Since the early days of this blog, we’ve been covering the ongoing legal battle involving ex-Korn Ferry recruiter David Nosal as it winds its way through the courts. The latest chapter in this saga came on December 8, 2016, when a Ninth Circuit panel clarified that the Computer Fraud and Abuse Act (CFAA) does not criminalize innocent password sharing, in a published opinion denying Nosal’s request for a rehearing en banc.
As loyal readers know, the case involves the prosecution of David Nosal, a former executive with the recruitment and talent management firm, Korn Ferry. Nosal was originally charged with eight counts of violating the CFAA in 2008 for conspiring with then-current and former Korn Ferry employees to obtain confidential data from the firm’s database.
For those of you just tuning in, here are some key points in the timeline:
- In April 2012, an en banc panel of the Ninth Circuit dismissed five of the eight CFAA counts against Nosal (“Nosal I”).

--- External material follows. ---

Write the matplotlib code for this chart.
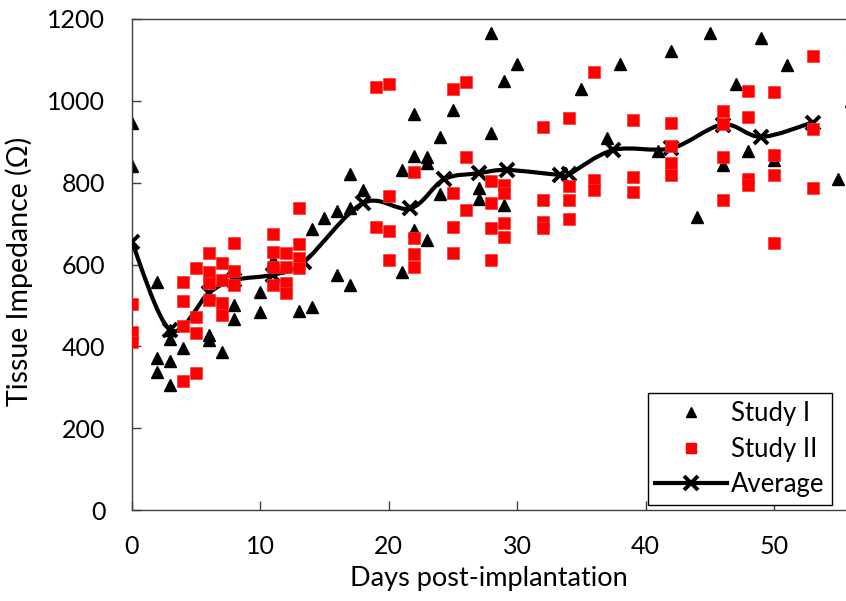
import matplotlib
matplotlib.use('Agg')
import matplotlib.pyplot as plt
from matplotlib.path import Path
from matplotlib.patches import PathPatch
from matplotlib.lines import Line2D

plt.rcParams['font.family'] = ['Lato', 'DejaVu Sans']

# Study I (black triangles)
study1_day = [0, 0, 2, 2, 2, 3, 3, 3, 3, 4, 6, 6, 7, 8, 8, 10, 10, 11, 13, 14, 14, 15,
              16, 16, 17, 17, 17, 18, 21, 21, 22, 22, 22, 23, 23, 23, 24, 24, 25, 27, 27,
              28, 28, 29, 29, 30, 35, 37, 38, 41, 42, 44, 45, 46, 47, 48, 49, 50, 51, 55, 56]
study1_val = [945, 840, 558, 371, 338, 440, 417, 363, 305, 395, 428, 415, 387, 501, 466,
              533, 485, 611, 487, 497, 686, 713, 731, 574, 821, 737, 550, 782, 832, 582,
              968, 865, 684, 862, 848, 661, 912, 772, 977, 786, 759, 1165, 922, 1049, 745,
              1090, 1030, 908, 1091, 878, 1122, 715, 1165, 843, 1042, 878, 1153, 855, 1087,
              810, 1000]

# Study II (red squares)
study2_day = [0, 0, 0, 4, 4, 4, 4, 5, 5, 5, 5, 6, 6, 6, 6, 7, 7, 7, 7, 8, 8, 8,
              11, 11, 11, 11, 12, 12, 12, 12, 13, 13, 13, 13, 19, 19, 20, 20, 20, 20,
              22, 22, 22, 22, 25, 25, 25, 25, 26, 26, 26, 28, 28, 28, 28, 29, 29, 29, 29,
              32, 32, 32, 32, 34, 34, 34, 34, 36, 36, 36, 39, 39, 39, 42, 42, 42, 42,
              46, 46, 46, 46, 48, 48, 48, 48, 50, 50, 50, 50, 53, 53, 53]
study2_val = [503, 436, 410, 558, 511, 450, 315, 592, 472, 432, 334, 629, 582, 554, 513,
              604, 562, 507, 477, 652, 585, 550, 674, 631, 595, 550, 629, 595, 556, 530,
              737, 649, 615, 591, 1033, 692, 1040, 767, 683, 611, 827, 664, 626, 595,
              1028, 774, 692, 629, 1046, 862, 733, 805, 750, 688, 611, 794, 775, 702, 666,
              937, 758, 705, 688, 959, 792, 758, 710, 1071, 806, 783, 953, 815, 778,
              946, 890, 847, 819, 975, 943, 862, 758, 1025, 961, 808, 795, 1021, 868, 819,
              652, 1109, 931, 786]

# Average (smoothed line)
avg_day = [0, 3, 6, 8, 11, 13.4, 18, 21.7, 24.3, 27, 29.2, 33.3, 34, 37.5, 42, 46, 49, 53]
avg_val = [656, 440, 530, 562, 575, 606, 750, 737, 808, 823, 831, 819, 820, 880, 884,
           942, 912, 947]

fig = plt.figure(figsize=(8.46, 6.01), dpi=100)
ax = fig.add_axes([0.1557, 0.1514, 0.8443, 0.817])

# smooth curve like Excel's "smoothed line" (Catmull-Rom as cubic Bezier)
verts = [(avg_day[0], avg_val[0])]
codes = [Path.MOVETO]
n = len(avg_day)
for i in range(n - 1):
    p0 = (avg_day[max(i - 1, 0)], avg_val[max(i - 1, 0)])
    p1 = (avg_day[i], avg_val[i])
    p2 = (avg_day[i + 1], avg_val[i + 1])
    p3 = (avg_day[min(i + 2, n - 1)], avg_val[min(i + 2, n - 1)])
    c1 = (p1[0] + (p2[0] - p0[0]) / 6, p1[1] + (p2[1] - p0[1]) / 6)
    c2 = (p2[0] - (p3[0] - p1[0]) / 6, p2[1] - (p3[1] - p1[1]) / 6)
    verts += [c1, c2, p2]
    codes += [Path.CURVE4] * 3
curve = PathPatch(Path(verts, codes), facecolor='none', edgecolor='black', lw=3, zorder=3,
                  capstyle='round', joinstyle='round')
ax.add_patch(curve)

ax.plot(study1_day, study1_val, linestyle='none', marker='^', ms=8.3, color='black',
        zorder=2)
ax.plot(avg_day, avg_val, linestyle='none', marker='x', ms=9.5, mew=2.8, color='black',
        zorder=3)
ax.plot(study2_day, study2_val, linestyle='none', marker='s', ms=8.6, color='#ff0000',
        mec='#ff3030', mew=0.5, zorder=4)

ax.set_xlim(0, 55.6)
ax.set_ylim(0, 1200)
ax.set_xticks(range(0, 51, 10))
ax.set_yticks(range(0, 1201, 200))
ax.tick_params(direction='in', length=6.5, width=1, color='#404040', labelsize=18,
               labelcolor='black')
ax.tick_params(axis='y', pad=19)
ax.tick_params(axis='x', pad=18)
for side in ['left', 'bottom', 'top']:
    ax.spines[side].set_color('#404040')
    ax.spines[side].set_linewidth(1)
ax.spines['right'].set_visible(False)

ax.set_xlabel('Days post-implantation', fontsize=19.5, labelpad=6)
ax.set_ylabel('Tissue Impedance (\u03a9)', fontsize=20.5)
ax.yaxis.set_label_coords(-0.138, 0.486)

handles = [
    Line2D([], [], linestyle='none', marker='^', ms=7, color='black'),
    Line2D([], [], linestyle='none', marker='s', ms=7, color='#ff0000'),
    Line2D([], [], color='black', lw=3, marker='x', ms=9.5, mew=2.8),
]
leg = ax.legend(handles, ['Study I', 'Study II', 'Average'], loc='lower right',
                bbox_to_anchor=(0.981, 0.0102), borderaxespad=0, fontsize=18.5,
                frameon=True, fancybox=False, edgecolor='black', framealpha=1,
                handlelength=2.8, handletextpad=0.15, labelspacing=0.42, borderpad=0.3)
leg.get_frame().set_linewidth(1)

fig.savefig('out.png', dpi=100)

- In April 2013, a jury convicted Nosal of the remaining CFAA counts as well as two counts of violating the Economic Espionage Act (EEA) for theft of trade secrets.
- In January 2014, Nosal was sentenced to 366 days in prison, three years supervised release, community service, $60,000 in fines, and restitution. The district court stayed his sentence pending appeal.
- In October 2015, we covered the oral arguments before a three-judge panel of the Ninth Circuit.
- In July 2016, the Ninth Circuit affirmed Nosal’s conviction under the CFAA, in United States v. Nosal (“Nosal II”).
The Nosal case has been a proving ground for various arguments under the CFAA. For starters, the CFAA is an old law (originally enacted in 1984), and there’s been an ongoing debate on adapting the law to new technologies. There are also arguments over the distinction between outside hackers and malicious insiders and to what extent the CFAA’s reach covers both. And, as the Ninth Circuit noted in its December 2016 opinion, federal courts are still very much divided on the question of what is meant by the statutory term “exceeds authorized access.”
One argument that has engendered a lot of online support (not to mention support in the form of amicus briefs) is the idea that password sharing is not hacking and should not be a federal crime. In particular, Nosal raised this argument in his Ninth Circuit brief, referring to a passage in Nosal I where Judge Alex Kozinski reasons that “Facebook makes it a violation of the terms of service to let anyone log into your account. . . . but few imagine they might be marched off to federal prison for doing so.”
A split Ninth Circuit panel, in an opinion by Judge McKeown (with Judge Reinhardt dissenting), attempted to put this argument to rest. Reiterating its conclusion from its July decision, the court stated that “once authorization to access a computer has been affirmatively revoked, the user cannot sidestep the statute by going through the back door and accessing the computer through a third party.”
Finally, because Nosal was charged under a provision of the CFAA that requires knowledge and intent to defraud, the court, in its recent amended opinion, stated categorically that its view of the CFAA will not “sweep in innocent conduct, such as family password sharing.”